Constraint-Feasibility: Distributed constrained RL with gossip communication (single-bit, time-varying graphs) achieves almost sure feasibility with bounded multipliers; contraction factors ensure finite buffer/memory requirements (Agorio et al., 27 Feb 2025).
Information-Theoretic Optimality: Lower bounding the effect of message entropy on reliable data rates via the Shannon-Hartley theorem and explicit entropy regularization (Yu et al., 2023, Liu et al., 14 Nov 2025).

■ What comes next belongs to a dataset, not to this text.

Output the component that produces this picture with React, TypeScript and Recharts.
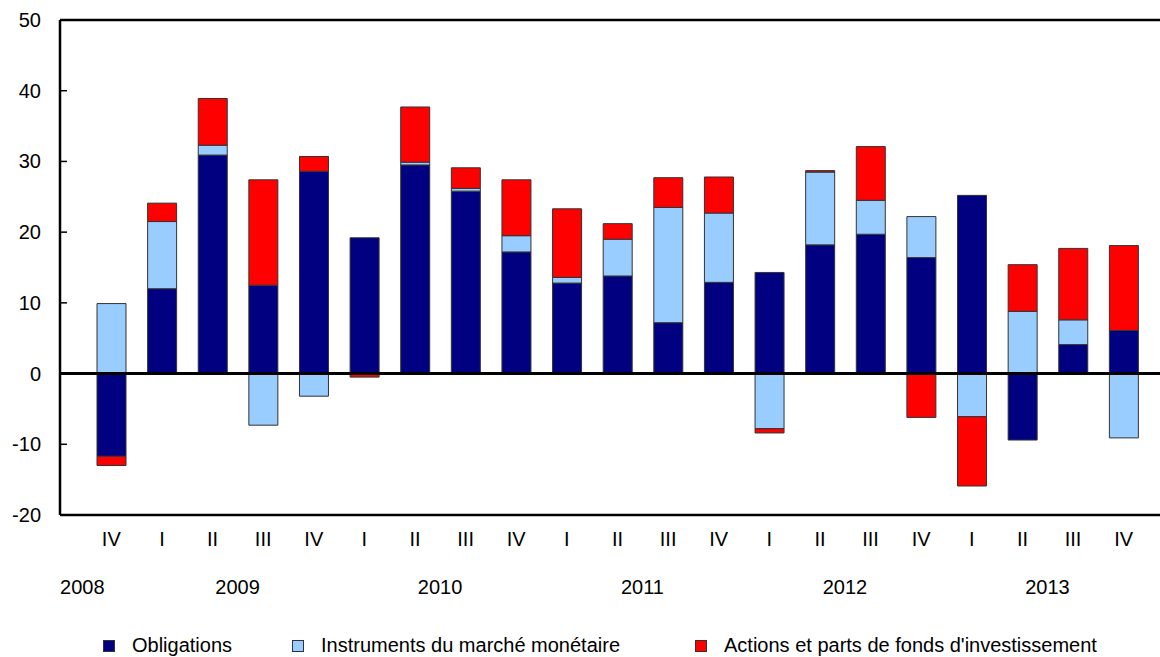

7. Open Problems and Future Directions

Unresolved challenges and active trends include:

Adaptive Multi-Hop and Topology Learning: Efficient extension of AC2C-style protocols to three or more hops, or dynamically optimizing communication graphs for time-varying and scalable deployments (Wang et al., 2023, Tian et al., 2021).
Integration of Realistic Channel Models: Modeling correlated delays, stochastic fading, adversarial jamming, and cross-layer effects (Yang et al., 3 Dec 2025, Liu et al., 14 Nov 2025).
Semantic Compression and Causal Influence: Moving beyond bit/entropy constraints to measure and optimize the semantic or information-theoretic value of messages for actual outcome utility, potentially using mutual-information shaping or large-model semantic priors (Yang et al., 3 Dec 2025, Liu et al., 14 Nov 2025).
Standardized Task Suites and Metrics: Development of unified, reproducible benchmarks combining noise, delay, bandwidth, and adversarial conditions, along with standardized communication-efficiency, regret, and robustness metrics (Liu et al., 14 Nov 2025).